Recuerdo que, siendo joven, gustaba decir que, mientras a otros los animaba el nacimiento de una flor, la belleza del mar o el progreso tecnológico, a mí me regocijaba ver cómo a todo se lo iba llevando el carajo. En realidad no se trataba de una consigna exhibicionista y sí de una especie de certeza indudable. En la desgracia se anida lo que es esencial en el ser humano. Era la mía una opinión absurda e insoportable, aunque no obstante contenga un sentido vivencial que puede ser intuido o sospechado. Y cada vez que esa desgracia se presenta experimentamos una muerte que nos está vedada (en vista de que no podremos experimentarla como sujeto o persona, pues para entonces ya estaremos en el otro mundo). A pesar de que el ánimo anarquista, nihilista, derrochador, lúdico o provocador se halla ligado a una especie de filosofía de la liberación; esta filosofía no es sencilla de comprender cuando uno se encuentra atado a un ritmo utilitario, productivo o diseñado para su domesticación (en mi caso, las lecturas de Bataille, Artaud, Revueltas, Dostoiewski, Bukowski, Vallejo o Cioran fortalecieron la densidad de mi nube negra). En realidad, no deseo liberar a nadie y cualquier clase de utopía al respecto resulta un tanto ingenua en estos tiempos mexicanos de abuso y criminalidad. El asesinato de Carlos Manzo me causó, por ejemplo, una desazón desconocida. Sabemos que la muerte se acerca, conocemos racionalmente el remedio, sabemos incluso las manos que han moldeado el crimen. Sin embargo, cuando el suceso se hace presente, una especie de dolor y rezago de fatal sabiduría se entremezclan para convertirnos en títeres de un destino que presentíamos, no desde determinada fecha, sino a partir de la conciencia de una tragedia que acecha a toda hora. A raíz de ello envidio las sonrisas o el ánimo que a muchos les causa una felicidad que parece ciega y oculta la memoria histórica en un cajón herrumbroso.
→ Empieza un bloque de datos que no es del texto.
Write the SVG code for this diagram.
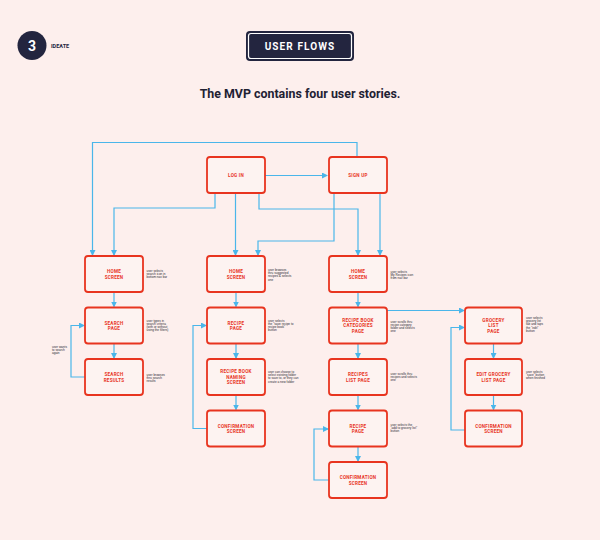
<svg xmlns="http://www.w3.org/2000/svg" width="600" height="540" viewBox="0 0 600 540">
<style>
.node rect{fill:#fdf3f1;stroke:#e8341f;stroke-width:1.8}
.nt{font-family:Roboto,"Liberation Sans",sans-serif;font-weight:700;font-size:4.6px;fill:#e8341f;text-anchor:middle;letter-spacing:0.25px}
.an{font-family:"Liberation Sans",Arial,sans-serif;font-size:3.1px;fill:#2a2a35}
.c{fill:none;stroke:#4ab6ea;stroke-width:1.2}
</style>
<defs>
<marker id="ah" markerUnits="userSpaceOnUse" markerWidth="6" markerHeight="6" refX="5" refY="3" orient="auto">
<path d="M0,0 L6,3 L0,6 Z" fill="#4ab6ea"/>
</marker>
</defs>
<rect width="600" height="540" fill="#fdefed"/>
<g id="header">
<circle cx="32" cy="45.5" r="14.5" fill="#23253f"/>
<text x="32" y="50.5" font-family="Roboto,'Liberation Sans',sans-serif" font-weight="700" font-size="14" fill="#ffffff" text-anchor="middle">3</text>
<text x="51" y="47.5" font-family="Roboto,'Liberation Sans',sans-serif" font-weight="700" font-size="5.5" fill="#23253f">IDEATE</text>
<rect x="246" y="31" width="108" height="30" rx="4" fill="#23253f"/>
<rect x="248.5" y="33.5" width="103" height="25" rx="2.5" fill="none" stroke="#ffffff" stroke-width="1.2"/>
<text x="300" y="50" font-family="Roboto,'Liberation Sans',sans-serif" font-weight="700" font-size="10" fill="#ffffff" text-anchor="middle" letter-spacing="1.1">USER FLOWS</text>
<text x="300" y="98" font-family="Roboto,'Liberation Sans',sans-serif" font-weight="700" font-size="12.4" fill="#1f2133" text-anchor="middle">The MVP contains four user stories.</text>
</g>
<g id="connectors">
<path class="c" d="M265,175.5 H327" marker-end="url(#ah)"/>
<path class="c" d="M357,157 V142.5 H92.5 V255" marker-end="url(#ah)"/>
<path class="c" d="M215,193 V208 H114 V255" marker-end="url(#ah)"/>
<path class="c" d="M235.5,193 V255" marker-end="url(#ah)"/>
<path class="c" d="M259,193 V209 H358 V255" marker-end="url(#ah)"/>
<path class="c" d="M334,193 V241 H258 V255" marker-end="url(#ah)"/>
<path class="c" d="M380,193 V255" marker-end="url(#ah)"/>
<path class="c" d="M114,292 V306.5" marker-end="url(#ah)"/>
<path class="c" d="M114,343.5 V358" marker-end="url(#ah)"/>
<path class="c" d="M85,377 H71 V325.5 H84" marker-end="url(#ah)"/>
<path class="c" d="M236,292 V306.5" marker-end="url(#ah)"/>
<path class="c" d="M236,343.5 V358" marker-end="url(#ah)"/>
<path class="c" d="M236,395 V409.5" marker-end="url(#ah)"/>
<path class="c" d="M207,428.5 H193 V325.5 H206" marker-end="url(#ah)"/>
<path class="c" d="M358,292 V306.5" marker-end="url(#ah)"/>
<path class="c" d="M358,343.5 V358" marker-end="url(#ah)"/>
<path class="c" d="M358,395 V409.5" marker-end="url(#ah)"/>
<path class="c" d="M358,446.5 V461" marker-end="url(#ah)"/>
<path class="c" d="M329,480 H314 V429 H328" marker-end="url(#ah)"/>
<path class="c" d="M387,310.5 H464" marker-end="url(#ah)"/>
<path class="c" d="M493.5,343.5 V358" marker-end="url(#ah)"/>
<path class="c" d="M493.5,395 V409.5" marker-end="url(#ah)"/>
<path class="c" d="M465,430 H451 V327.5 H464" marker-end="url(#ah)"/>
</g>
<g id="login" class="node"><rect x="207" y="157" width="58" height="36" rx="3"/><text class="nt" x="236" y="176.6">LOG IN</text></g>
<g id="signup" class="node"><rect x="329" y="157" width="58" height="36" rx="3"/><text class="nt" x="358" y="176.6">SIGN UP</text></g>

<g id="home1" class="node"><rect x="85" y="256" width="58" height="36" rx="3"/><text class="nt" x="114" y="273">HOME</text><text class="nt" x="114" y="278.5">SCREEN</text></g>
<g id="search-page" class="node"><rect x="85" y="307.5" width="58" height="36" rx="3"/><text class="nt" x="114" y="324.5">SEARCH</text><text class="nt" x="114" y="330">PAGE</text></g>
<g id="search-results" class="node"><rect x="85" y="359" width="58" height="36" rx="3"/><text class="nt" x="114" y="376">SEARCH</text><text class="nt" x="114" y="381.5">RESULTS</text></g>

<g id="home2" class="node"><rect x="207" y="256" width="58" height="36" rx="3"/><text class="nt" x="236" y="273">HOME</text><text class="nt" x="236" y="278.5">SCREEN</text></g>
<g id="recipe-page1" class="node"><rect x="207" y="307.5" width="58" height="36" rx="3"/><text class="nt" x="236" y="324.5">RECIPE</text><text class="nt" x="236" y="330">PAGE</text></g>
<g id="recipe-book-naming" class="node"><rect x="207" y="359" width="58" height="36" rx="3"/><text class="nt" x="236" y="373">RECIPE BOOK</text><text class="nt" x="236" y="378.5">NAMING</text><text class="nt" x="236" y="384">SCREEN</text></g>
<g id="confirm2" class="node"><rect x="207" y="410.5" width="58" height="36" rx="3"/><text class="nt" x="236" y="427.5">CONFIRMATION</text><text class="nt" x="236" y="433">SCREEN</text></g>

<g id="home3" class="node"><rect x="329" y="256" width="58" height="36" rx="3"/><text class="nt" x="358" y="273">HOME</text><text class="nt" x="358" y="278.5">SCREEN</text></g>
<g id="recipe-book-categories" class="node"><rect x="329" y="307.5" width="58" height="36" rx="3"/><text class="nt" x="358" y="321.5">RECIPE BOOK</text><text class="nt" x="358" y="327">CATEGORIES</text><text class="nt" x="358" y="332.5">PAGE</text></g>
<g id="recipes-list" class="node"><rect x="329" y="359" width="58" height="36" rx="3"/><text class="nt" x="358" y="376">RECIPES</text><text class="nt" x="358" y="381.5">LIST PAGE</text></g>
<g id="recipe-page3" class="node"><rect x="329" y="410.5" width="58" height="36" rx="3"/><text class="nt" x="358" y="427.5">RECIPE</text><text class="nt" x="358" y="433">PAGE</text></g>
<g id="confirm3" class="node"><rect x="329" y="462" width="58" height="36" rx="3"/><text class="nt" x="358" y="479">CONFIRMATION</text><text class="nt" x="358" y="484.5">SCREEN</text></g>

<g id="grocery-list" class="node"><rect x="465" y="307.5" width="57" height="36" rx="3"/><text class="nt" x="493.5" y="321.5">GROCERY</text><text class="nt" x="493.5" y="327">LIST</text><text class="nt" x="493.5" y="332.5">PAGE</text></g>
<g id="edit-grocery" class="node"><rect x="465" y="359" width="57" height="36" rx="3"/><text class="nt" x="493.5" y="376">EDIT GROCERY</text><text class="nt" x="493.5" y="381.5">LIST PAGE</text></g>
<g id="confirm4" class="node"><rect x="465" y="410.5" width="57" height="36" rx="3"/><text class="nt" x="493.5" y="427.5">CONFIRMATION</text><text class="nt" x="493.5" y="433">SCREEN</text></g>

<g id="annotations">
<text class="an" x="146.5" y="272"><tspan x="146.5">user selects</tspan><tspan x="146.5" dy="3.2">search icon in</tspan><tspan x="146.5" dy="3.2">bottom nav bar</tspan></text>
<text class="an" x="146.5" y="321.5"><tspan x="146.5">user types in</tspan><tspan x="146.5" dy="3.2">search criteria</tspan><tspan x="146.5" dy="3.2">(with or without</tspan><tspan x="146.5" dy="3.2">using the filters)</tspan></text>
<text class="an" x="146.5" y="376"><tspan x="146.5">user browses</tspan><tspan x="146.5" dy="3.2">thru search</tspan><tspan x="146.5" dy="3.2">results</tspan></text>
<text class="an" x="52" y="348"><tspan x="52">user wants</tspan><tspan x="52" dy="3.2">to search</tspan><tspan x="52" dy="3.2">again</tspan></text>
<text class="an" x="268" y="271"><tspan x="268">user browses</tspan><tspan x="268" dy="3.2">thru suggested</tspan><tspan x="268" dy="3.2">recipes &amp; selects</tspan><tspan x="268" dy="3.2">one</tspan></text>
<text class="an" x="268" y="321.5"><tspan x="268">user selects</tspan><tspan x="268" dy="3.2">the "save recipe to</tspan><tspan x="268" dy="3.2">recipe book"</tspan><tspan x="268" dy="3.2">button</tspan></text>
<text class="an" x="268" y="373"><tspan x="268">user can choose to</tspan><tspan x="268" dy="3.2">select existing folder</tspan><tspan x="268" dy="3.2">to save to, or they can</tspan><tspan x="268" dy="3.2">create a new folder</tspan></text>
<text class="an" x="390.5" y="273"><tspan x="390.5">user selects</tspan><tspan x="390.5" dy="3.2">My Recipes icon</tspan><tspan x="390.5" dy="3.2">from nav bar</tspan></text>
<text class="an" x="390.5" y="322.5"><tspan x="390.5">user scrolls thru</tspan><tspan x="390.5" dy="3.2">recipe category</tspan><tspan x="390.5" dy="3.2">folder and selects</tspan><tspan x="390.5" dy="3.2">one</tspan></text>
<text class="an" x="390.5" y="375"><tspan x="390.5">user scrolls thru</tspan><tspan x="390.5" dy="3.2">recipes and selects</tspan><tspan x="390.5" dy="3.2">one</tspan></text>
<text class="an" x="390.5" y="426"><tspan x="390.5">user selects the</tspan><tspan x="390.5" dy="3.2">"add to grocery list"</tspan><tspan x="390.5" dy="3.2">button</tspan></text>
<text class="an" x="526" y="319"><tspan x="526">user selects</tspan><tspan x="526" dy="3.2">grocery list</tspan><tspan x="526" dy="3.2">tab and taps</tspan><tspan x="526" dy="3.2">the "edit"</tspan><tspan x="526" dy="3.2">button</tspan></text>
<text class="an" x="526" y="373"><tspan x="526">user selects</tspan><tspan x="526" dy="3.2">"save" button</tspan><tspan x="526" dy="3.2">when finished</tspan></text>
</g>
</svg>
El conde Henri de Saint-Simon (1760-1825), filósofo y utopista francés, estaba interesado en la tecnología como medio de progreso para los más desfavorecidos socialmente). Incluso viajó a México con el propósito de llevar a cabo un proyecto que uniera los dos océanos que lo flanquean (también intentaba crear un canal que conectara a Madrid con el mar), el cual fracasó. Cuando ingresó en una secta religiosa, los monjes llevaban la botonadura en la espalda de su sotana o hábito, ya que de ese modo comprobaban que se requiere la ayuda de otros para quehaceres en esencia cotidianos, aunque trascendentes. Detestaba la igualdad que, como la palabra libertad, le parecía vacía si no se especificaba, vía la razón, de su contenido. Apreció la fraternidad y fue uno de los fundadores del utilitarismo. ¿Queda lugar para las utopías políticas como las que proliferaron en Europa durante los siglos XVIII y XIX? ¿Es posible modificar la inclinación criminal de aquellas personas que nos arruinan la tranquilidad a lo largo de la vida en común? Según Saint-Simon se requería de guías sabios que permitieran a las masas progresar moral y técnicamente.

Más allá de la filosofía, opiniones éticas, lecturas, obsesiones, o utopías que uno profese, el sentimiento de indefensión ante la muerte se impondrá siempre. Hecho que no disminuye la responsabilidad política —y también de la población que oscila siempre entre ser cómplice y víctima— de los asesinatos en Michoacán y otras entidades. La pregunta que no podremos responder es si en verdad vivimos en un país o en una república donde imperan las leyes. No tengo pruebas de ello y, sin embargo, la solidaridad, la inteligencia, la sabiduría individual y comunal tienen que hacerse presentes. Se requiere de acciones extremas y prudentes (aun cuando parezca una contradicción) para enfrentar a una globalización económica que parece haber desterrado la vieja o anacrónica noción de humanismo o justicia social. La muerte de Carlos Manzo es un ejemplo de esta ausencia. Un hecho lamentable.